What’s popular is not always legal.
Washington state residents learned that lesson again this week after the Washington Supreme Court ruled that the Legislature does not need a two-thirds vote of approval to increase taxes.
The court said such the supermajority requirement was unconstitutional.
The state Supreme Court case was prompted by a lawsuit from the League of Education Voters, the Washington Education Association and others in a challenge to Tim Eyman’s Initiative 1053, which was approved by voters in 2010.
In their decision, the justices duly noted that the constitutionality of a supermajority requirement has “a rich litigious history,” starting with Initiative 601 in 1993.

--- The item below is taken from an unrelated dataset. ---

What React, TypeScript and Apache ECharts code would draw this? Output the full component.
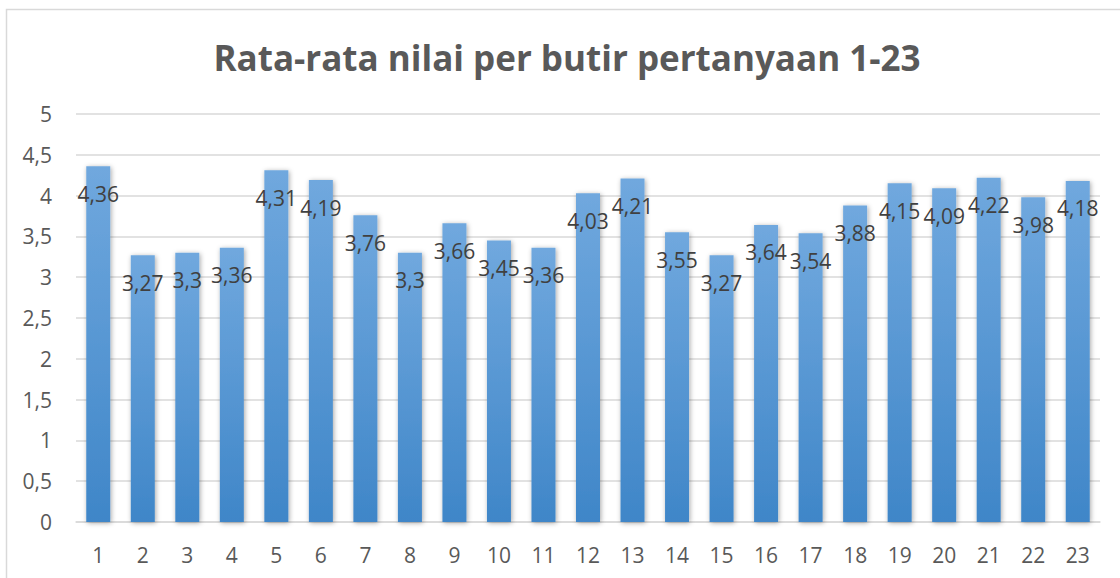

The Legislature eventually suspended I-601 in 2005, leading to Eyman’s return with I-960 in 2007.
After I-960 was suspended, Eyman came back with I-1053 in 2010 and I-1185 in 2012 — proposals that also included the supermajority requirement for raising taxes.
This week, in a 6-3 decision, the high court finally addressed the salient issue and said that the state constitution “prohibits either the people or the Legislature from passing legislation requiring more than a simple majority for the passage of tax legislation — or any other ordinary legislation.”
While the dissenting justices raised alarm that the court majority was stepping into a “political dispute” that it had long avoided, and had abandoned “any semblance of judicial restraint,” we are heartened that the court has used this opportunity to address the long-ignored constitutional question on the supermajority requirement.